Un portrait complet et captivant de la politique chinoise
Peut-on apprécier une série chinoise financée par le gouvernement dans un but clair de propagande ? C'est une question délicate, et je ne m'attendais pas le moins du monde à y répondre positivement avant de me lancer dans cette série.
Dès le premier épisode, le décor est posé. Passées les premières secondes de propagande (soldats en rang, cité interdite, timelapse d'une ville ultra-développée), on découvre Hou Liangping, chef d'une brigade anticorruption, parti à la chasse d'un fonctionnaire de haut rang d'apparence humble, mais soupçonné de corruption. S'en suit un intense jeu de rhétorique et de sous-entendus, entre humour, tension et mauvaise foi, dont le ton caractérisera la série jusqu'au dernier épisode.
Bien que la série donne un rôle central à Hou Liangping, elle dresse également un portrait complet et complexe de différents protagonistes, principalement des politiciens, entrepreneurs ou d'autres agents de différents service de police. L'une des grandes qualité de cette série est le fait qu'elle réussit à ne pas trop polariser les personnages. En ce sens, elle ne diabolise pas ou peu les personnages les plus corrompus, mais questionne plutôt l'origine de leur corruption. Les acteurs et actrices sont généralement à la hauteur de la complexité des personnages. Malgré un jeu parfois un peu trop léger et basé uniquement sur l'aspect humoristique et héroïque (Hou Liangping), j'ai beaucoup apprécié le jeu des rôles plus dramatiques, notamment les politiciens Li Dakang et Gao Yuliang, le chef de police Qi Tongwei ou encore la directrice anticorruption Lu Yike.
La réalisation de la série et de grande qualité, proche des séries occidentales majeures de ces dernières années, malgré quelques passages, dont le générique de début d'épisode, qui font sourire de par leur aspect surfait. Surfait, comme la propagande, inévitable étant donné le sujet et le financement de cette série. Cette propagande est généralement trop évidente pour être crédible : revue des principes communistes sur fond de violon, bienveillance de l'Etat sur fond de musique épique, ou images des forces de l'ordre au ralenti sur fond de tambours de guerre. Malgré tout, elle reste relativement discrète dans l'ensemble de la série et ne nuit en rien ni au récit, ni à l'expérience.

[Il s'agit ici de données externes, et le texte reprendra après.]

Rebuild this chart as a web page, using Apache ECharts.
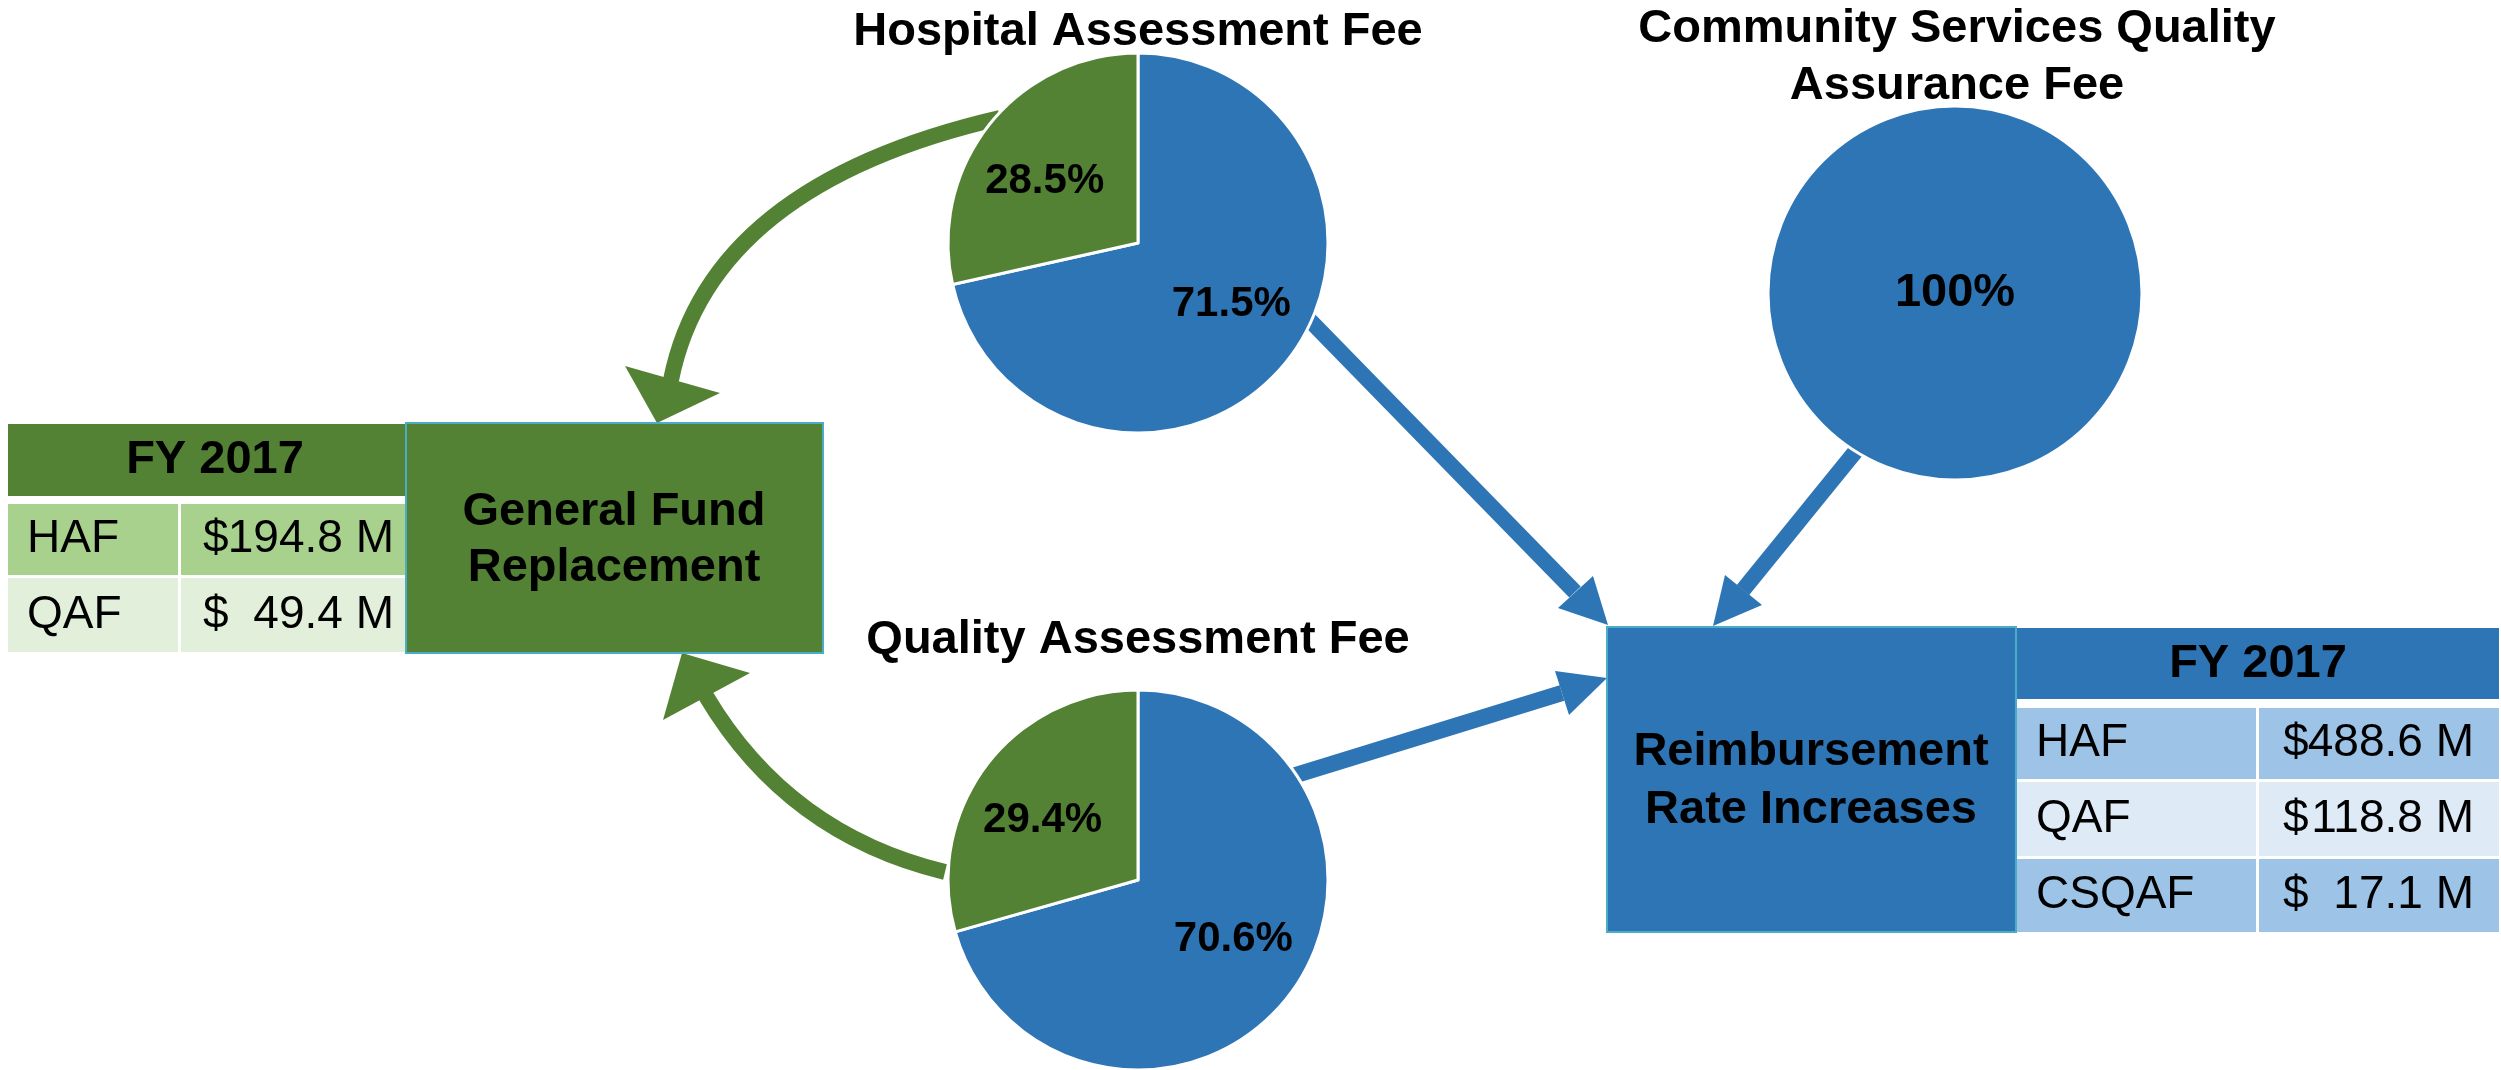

Au-delà des qualités intrinsèques à la série, j'ai apprécié la mise en lumière qu'elle offre sur le système politique chinois. Au travers de la série, on découvre les différences entre l'administration du parti communiste et les administrations provinciales et municipales, qui bien qu'étant fortement liées, sont gérées par des gens différents ayant des intérêts souvent contradictoires. Cette division se fait non seulement au niveau politique, administratif, et également au niveau des polices. On y découvre la complexité d'un système qu'on résume en Occident un peu trop souvent au parti communiste, comme si ce n'était qu'une entité indivisible à direction unique.
La série permet également de mieux comprendre la communication à la chinoise, pleine de rhétorique et de non-dits, tantôt frontale, tantôt pleine de sous-entendus. Les dialogues sont particulièrement bien écrits et contribuent beaucoup au suspense ainsi qu'à l'aspect attachant des personnages.
Je recommande vivement cette série, que ce soit parce qu'il s'agit d'une excellente série politique, ou par ce qu'elle nous apprend sur la Chine.